Damián Schwarzstein
David Moreira ya está muerto. Pero el odio que lo mató sigue allí, otra vez refugiado en las palabras que se expresan en los comentarios de los diarios digitales y en las redes sociales.
Las palabras que alimentan el odio, como ya escribió el periodista Ricardo Robins en una columna publicada días atrás, merecían una mayor atención antes del linchamiento de barrio Azcuénaga, y la merecen ahora, aunque después de ese hecho funesto hayan aparecido voces que con mucha claridad argumentativa se contraponen a aquellas.
Ni los linchamientos van a frenar la ola de robos -como acaso piensen algunos de los que justifican esa acción con el argumento de que si nadie ajusticia a los ladrones lo tienen que hacer ellos-, ni los discursos de condena a la barbarie vecinal van a atemperar los ánimos de los que piden "balas para todos".
Es un problema estructural. Los pibes que salen todos los días en moto a ver cómo se hacen de 200 pesos y un celular que una mujer puede llevar en una cartera, y toman eso como absolutamente natural, no nacieron de un repollo.
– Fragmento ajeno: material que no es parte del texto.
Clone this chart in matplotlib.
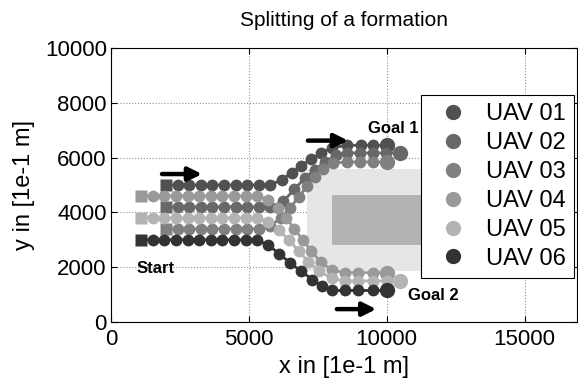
import matplotlib
matplotlib.use('Agg')
import matplotlib.pyplot as plt
from matplotlib.lines import Line2D
from matplotlib.patches import Rectangle

plt.rcParams['font.family'] = ['Liberation Sans', 'DejaVu Sans']

# trajectories in [1e-1 m]
uav01_x = [2000, 2420, 2840, 3260, 3680, 4100, 4520, 4940, 5360, 5780,
           6200, 6550, 6900, 7250, 7600, 8000, 8550, 9050, 9500, 10000]
uav01_y = [5000, 5000, 5000, 5000, 5000, 5000, 5000, 5000, 5000, 5000,
           5200, 5450, 5700, 5950, 6150, 6350, 6450, 6450, 6450, 6450]

uav02_x = [2000, 2420, 2840, 3260, 3680, 4100, 4520, 4940, 5360, 5780,
           6250, 6650, 7030, 7390, 7750, 8150, 8550, 9020, 9490, 9960, 10470]
uav02_y = [4200, 4200, 4200, 4200, 4200, 4200, 4200, 4200, 4200, 4200,
           4400, 4850, 5250, 5550, 5850, 6080, 6170, 6170, 6170, 6170, 6170]

uav03_x = [2000, 2420, 2840, 3260, 3680, 4100, 4520, 4940, 5360,
           5780, 6150, 6480, 6800, 7100, 7400, 7700, 8040, 8550, 9020, 9490, 10000]
uav03_y = [3400, 3400, 3400, 3400, 3400, 3400, 3400, 3400, 3400,
           3500, 3800, 4150, 4550, 4950, 5300, 5600, 5800, 5840, 5840, 5840, 5840]

uav04_x = [1100, 1520, 1940, 2360, 2780, 3200, 3620, 4040, 4460, 4880, 5300,
           5700, 6050, 6350, 6650, 6950, 7250, 7600, 8000, 8480, 8950, 9490, 10000]
uav04_y = [4600, 4600, 4600, 4600, 4600, 4600, 4600, 4600, 4600, 4600, 4600,
           4450, 4150, 3800, 3400, 3000, 2600, 2200, 1900, 1800, 1800, 1800, 1800]

uav05_x = [1100, 1520, 1940, 2360, 2780, 3200, 3620, 4040, 4460, 4880, 5300,
           5700, 6080, 6450, 6800, 7150, 7550, 8000, 8480, 8950, 9490, 10000, 10470]
uav05_y = [3800, 3800, 3800, 3800, 3800, 3800, 3800, 3800, 3800, 3800, 3800,
           3650, 3350, 3000, 2600, 2200, 1850, 1600, 1500, 1500, 1500, 1500, 1500]

uav06_x = [1100, 1520, 1940, 2360, 2780, 3200, 3620, 4040, 4460, 4880, 5300,
           5700, 6100, 6500, 6900, 7300, 7650, 8010, 8480, 8950, 9490, 10000]
uav06_y = [3000, 3000, 3000, 3000, 3000, 3000, 3000, 3000, 3000, 3000, 3000,
           2800, 2500, 2150, 1850, 1550, 1300, 1150, 1150, 1150, 1150, 1150]

labels = ['UAV 01', 'UAV 02', 'UAV 03', 'UAV 04', 'UAV 05', 'UAV 06']
colors = ['#505050', '#686868', '#808080', '#999999', '#b3b3b3', '#333333']
paths = [(uav01_x, uav01_y), (uav02_x, uav02_y), (uav03_x, uav03_y),
         (uav04_x, uav04_y), (uav05_x, uav05_y), (uav06_x, uav06_y)]

# obstacle areas (x, y, width, height), right part hidden by the legend
safety_zone = (7100, 1870, 5500, 3720)
obstacle = (8020, 2810, 5000, 1830)

fig = plt.figure(figsize=(5.78, 3.83), dpi=100)
ax = fig.add_axes([111/578, 61/383, 466/578, 274/383])

ax.add_patch(Rectangle(safety_zone[:2], safety_zone[2], safety_zone[3],
                       facecolor='#e6e6e6', edgecolor='none', zorder=1))
ax.add_patch(Rectangle(obstacle[:2], obstacle[2], obstacle[3],
                       facecolor='#b3b3b3', edgecolor='none', zorder=1))

for (px, py), c in zip(paths, colors):
    ax.plot(px, py, '-', color=c, lw=2, zorder=2)
    ax.plot(px[1:-1], py[1:-1], 'o', color=c, ms=8.5, mec='none', zorder=3)
    ax.plot(px[:1], py[:1], 's', color=c, ms=8, mec='none', zorder=3)
    ax.plot(px[-1:], py[-1:], 'o', color=c, ms=11, mec='none', zorder=3)

arrow = dict(arrowstyle='-|>', color='k', lw=3.2, mutation_scale=20,
             shrinkA=0, shrinkB=0)
ax.annotate('', xy=(3300, 5400), xytext=(1850, 5400), arrowprops=arrow, zorder=5)
ax.annotate('', xy=(8600, 6620), xytext=(7140, 6620), arrowprops=arrow, zorder=5)
ax.annotate('', xy=(9620, 470), xytext=(8190, 470), arrowprops=arrow, zorder=5)

ax.text(1600, 1970, 'Start', fontsize=12, fontweight='bold',
        ha='center', va='center', zorder=6)
ax.text(10250, 7050, 'Goal 1', fontsize=12, fontweight='bold',
        ha='center', va='center', zorder=6)
ax.text(11700, 950, 'Goal 2', fontsize=12, fontweight='bold',
        ha='center', va='center', zorder=6)

ax.set_xlim(0, 16900)
ax.set_ylim(0, 10000)
ax.set_xticks([0, 5000, 10000, 15000])
ax.set_yticks([0, 2000, 4000, 6000, 8000, 10000])
ax.tick_params(direction='in', top=True, right=True, labelsize=16,
               length=4, width=0.8)
ax.tick_params(axis='x', pad=5)
ax.tick_params(axis='y', pad=3)
ax.grid(True, linestyle=':', color='#909090', lw=0.8)
ax.set_axisbelow(True)
for sp in ax.spines.values():
    sp.set_linewidth(0.8)

ax.set_xlabel('x in [1e-1 m]', fontsize=17, labelpad=4)
ax.set_ylabel('y in [1e-1 m]', fontsize=17, labelpad=7)
ax.set_title('Splitting of a formation', fontsize=15, pad=16)

handles = [Line2D([], [], ls='none', marker='o', color=c, ms=11, mec='none')
           for c in colors]
leg = ax.legend(handles, labels, loc='upper right', bbox_to_anchor=(0.994, 0.828),
                fontsize=17, frameon=True, fancybox=False, framealpha=1,
                edgecolor='k', handletextpad=0.4, labelspacing=0.29,
                borderpad=0.35, handlelength=2.0, borderaxespad=0)
leg.get_frame().set_linewidth(0.8)
leg.set_zorder(10)

fig.savefig('out.png', dpi=100)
Son fruto de una sociedad desigual, que condenó a sus padres y en muchos casos a sus abuelos al desarraigo y el desempleo, y que les pone al alcance de la mano como nunca antes lo mismo que los anestesia, les da valor y a la vez los mata: drogas y armas.
Pero también los otros pibes, los de barrio de clase media, hijos de trabajadores, que patean en la cabeza y hasta le pasan por arriba con una moto a un flaco que ya no tiene otro destino posible que el hospital o la morgue, y ahora lo justifican o son justificados por sus vecinos en las redes sociales, son fruto de esa sociedad. También a ellos se les cercenan expectativas -aunque sean de consumo-, y viven una crisis de valores y de sentido que los carga de frustración y odio.
Hace rato, desde mucho antes de los linchamientos, la violencia campea entre los jóvenes de estos sectores medios, que acceden a la droga con la misma facilidad que en la villa, aunque acaso sea de mayor calidad y ellos no tengan que salir a robar para comprarla. Y eso se expresa muy claramente con el tema del fútbol. El amor a una camiseta y el odio a la otra es una de las pocas cosas que les da identidad. Eso explica que fiestas de graduaciones, cumpleaños y hasta incidentes de tránsito puedan derivar en terribles enfrentamientos porque uno es de Newell´s y otro de Central.
Es paradójico que, justo en un momento de convulsión extrema como el actual, el temor a incidentes en torno al clásico haya estado casi ausente en la agenda y, al menos hasta este sábado a la mañana, no se repitieran ataques cruzados como ocurrió el año pasado. Nunca se habló menos del tema que antes de este partido.
Esta vez leprosos y canallas del barrio de clase media enfocaron su odio hacia un "otro" común, al que temen por igual, y al que -basta con leer un poco lo que comentan en las redes sociales- no distinguen por el color de su camiseta, sino por el de su piel.
Salir del "ellos y nosotros" será una tarea titánica.